Dass dies nicht geschah, sollte zu denken geben. Wer es für weniger wahrscheinlich hält, dass zu Guttenberg entweder durch bewusst regelwidriges Verhalten – evtl. unter Mitwisserschaft von Ghostwritern – sich der Gefahr einer späteren Entlarvung aussetzte oder dass er über die Textform wissenschaftlicher Arbeiten weniger wusste als ein Erstsemester, dem bleibt etwa noch diese Alternative: Das Ganze war eine Inszenierung. Dafür spricht, dass persönliche Schwächen mittlerweile zu den Erfolgsrezepten von Politikern auf Wählerfang gehören. Beispiele sind die bespöttelten mangelnden Englisch-Kenntnisse von Helmut Kohl oder die Biografie von George W. Bush, die gescheiterte Firmen, Alkoholprobleme und fortgesetzte Aussetzer bei öffentlichen Äußerungen einschließt. Die Politik- und PR-Berater von Politikern werden dafür intern sicher einen Begriff haben. Öffentlich wird eine solche Einsicht in die Sympathiegewinnung jedoch ausnahmsweise mal nicht kommuniziert (siehe etwa die erfolglose Google-Recherche nach „Sympathie für die Schwächen“, die – was wiederum interessant ist – nicht zu Polit-Berichterstattung, sondern zu Spielfilmen führt).

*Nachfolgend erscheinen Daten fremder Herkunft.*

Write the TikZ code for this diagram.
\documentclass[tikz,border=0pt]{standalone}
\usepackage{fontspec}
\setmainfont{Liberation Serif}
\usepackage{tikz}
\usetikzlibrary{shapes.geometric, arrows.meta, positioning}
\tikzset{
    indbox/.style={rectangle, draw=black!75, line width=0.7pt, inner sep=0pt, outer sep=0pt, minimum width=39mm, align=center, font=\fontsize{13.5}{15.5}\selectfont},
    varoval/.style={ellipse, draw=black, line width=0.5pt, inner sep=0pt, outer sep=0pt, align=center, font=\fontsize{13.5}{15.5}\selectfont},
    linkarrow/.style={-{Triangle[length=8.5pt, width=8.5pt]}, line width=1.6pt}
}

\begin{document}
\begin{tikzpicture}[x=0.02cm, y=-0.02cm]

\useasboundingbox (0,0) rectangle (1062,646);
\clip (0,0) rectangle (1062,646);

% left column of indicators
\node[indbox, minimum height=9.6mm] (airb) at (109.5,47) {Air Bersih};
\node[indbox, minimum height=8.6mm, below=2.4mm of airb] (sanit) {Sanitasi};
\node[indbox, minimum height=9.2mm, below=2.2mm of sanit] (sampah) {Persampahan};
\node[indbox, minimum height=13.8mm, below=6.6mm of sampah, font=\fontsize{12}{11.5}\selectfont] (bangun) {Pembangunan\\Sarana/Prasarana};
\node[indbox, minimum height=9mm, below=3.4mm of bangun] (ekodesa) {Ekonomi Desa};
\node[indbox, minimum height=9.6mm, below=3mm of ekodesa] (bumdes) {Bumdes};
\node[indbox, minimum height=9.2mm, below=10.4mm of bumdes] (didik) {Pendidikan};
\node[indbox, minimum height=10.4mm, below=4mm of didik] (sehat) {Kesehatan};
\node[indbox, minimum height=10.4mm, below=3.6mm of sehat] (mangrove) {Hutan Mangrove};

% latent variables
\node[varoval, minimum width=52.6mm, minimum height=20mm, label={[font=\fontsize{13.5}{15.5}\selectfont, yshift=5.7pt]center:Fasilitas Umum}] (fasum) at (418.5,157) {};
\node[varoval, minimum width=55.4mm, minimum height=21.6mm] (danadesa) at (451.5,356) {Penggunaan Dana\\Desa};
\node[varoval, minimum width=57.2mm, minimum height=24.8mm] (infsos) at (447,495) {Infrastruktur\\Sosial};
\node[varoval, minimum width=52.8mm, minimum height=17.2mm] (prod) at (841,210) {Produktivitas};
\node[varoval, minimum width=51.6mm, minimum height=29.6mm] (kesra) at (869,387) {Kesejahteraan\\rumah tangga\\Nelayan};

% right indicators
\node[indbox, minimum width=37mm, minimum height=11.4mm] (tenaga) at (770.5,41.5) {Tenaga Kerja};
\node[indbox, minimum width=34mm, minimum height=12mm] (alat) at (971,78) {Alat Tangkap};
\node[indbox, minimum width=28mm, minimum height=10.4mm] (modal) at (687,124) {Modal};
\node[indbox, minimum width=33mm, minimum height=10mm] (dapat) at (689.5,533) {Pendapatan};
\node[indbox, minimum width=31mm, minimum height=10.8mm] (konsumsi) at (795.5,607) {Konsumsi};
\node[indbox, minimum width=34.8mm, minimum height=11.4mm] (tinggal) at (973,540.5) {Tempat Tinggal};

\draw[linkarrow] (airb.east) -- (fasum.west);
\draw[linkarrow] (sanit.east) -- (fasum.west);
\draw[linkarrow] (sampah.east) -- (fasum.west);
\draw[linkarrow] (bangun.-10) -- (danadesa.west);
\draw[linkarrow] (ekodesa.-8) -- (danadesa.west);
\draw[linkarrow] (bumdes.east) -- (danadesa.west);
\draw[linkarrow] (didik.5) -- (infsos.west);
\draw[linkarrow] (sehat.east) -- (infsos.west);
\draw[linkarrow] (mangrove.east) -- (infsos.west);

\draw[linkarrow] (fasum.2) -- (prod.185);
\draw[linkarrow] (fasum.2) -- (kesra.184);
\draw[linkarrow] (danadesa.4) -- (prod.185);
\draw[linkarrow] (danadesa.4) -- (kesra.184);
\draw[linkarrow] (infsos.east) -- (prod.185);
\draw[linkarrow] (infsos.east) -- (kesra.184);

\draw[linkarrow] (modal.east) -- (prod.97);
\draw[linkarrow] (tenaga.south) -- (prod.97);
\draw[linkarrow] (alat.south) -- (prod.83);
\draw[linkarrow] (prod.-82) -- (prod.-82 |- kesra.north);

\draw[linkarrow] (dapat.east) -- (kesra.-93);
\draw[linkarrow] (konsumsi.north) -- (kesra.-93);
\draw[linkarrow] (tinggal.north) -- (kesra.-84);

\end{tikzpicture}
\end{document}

Die Parallelen der Bilder von zu Guttenberg und Bohlen schließen gar noch das Mikrofon ein, das dem Ex-Minister wie – auch dies ein mittlerweile charakteristisches Auftreten, das als Trigger wirken kann – dem Show-Moderator an der Backe klebt.

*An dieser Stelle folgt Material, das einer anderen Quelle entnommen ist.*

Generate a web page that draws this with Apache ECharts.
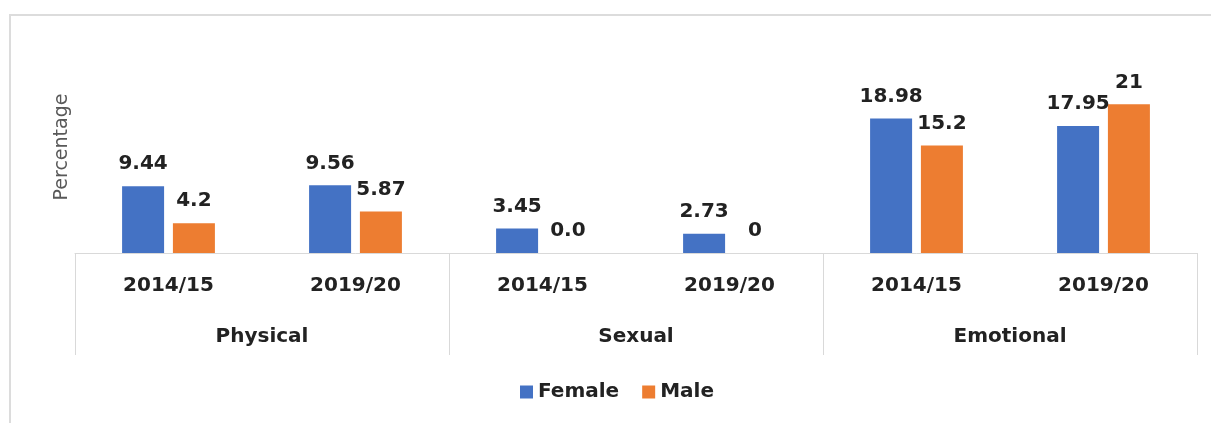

Es ist nicht auszuschließen, dass die Rehabilitierungsversuche für zu Guttenberg – ob Teil eines Plans von vornherein oder nicht – schließlich Erfolg haben. Auf dem neuerlichen Weg in hohe politische Ämter wird es seiner Person vonnützen sein, dass sein Äußeres durch unproblematische Unterhaltungssegmente bei Millionen Zuschauern assoziativ vorgeprägt ist. Nun scheint er an solchen für ihn förderlichen Medieneffekten noch in weiteren Feinheiten zu arbeiten.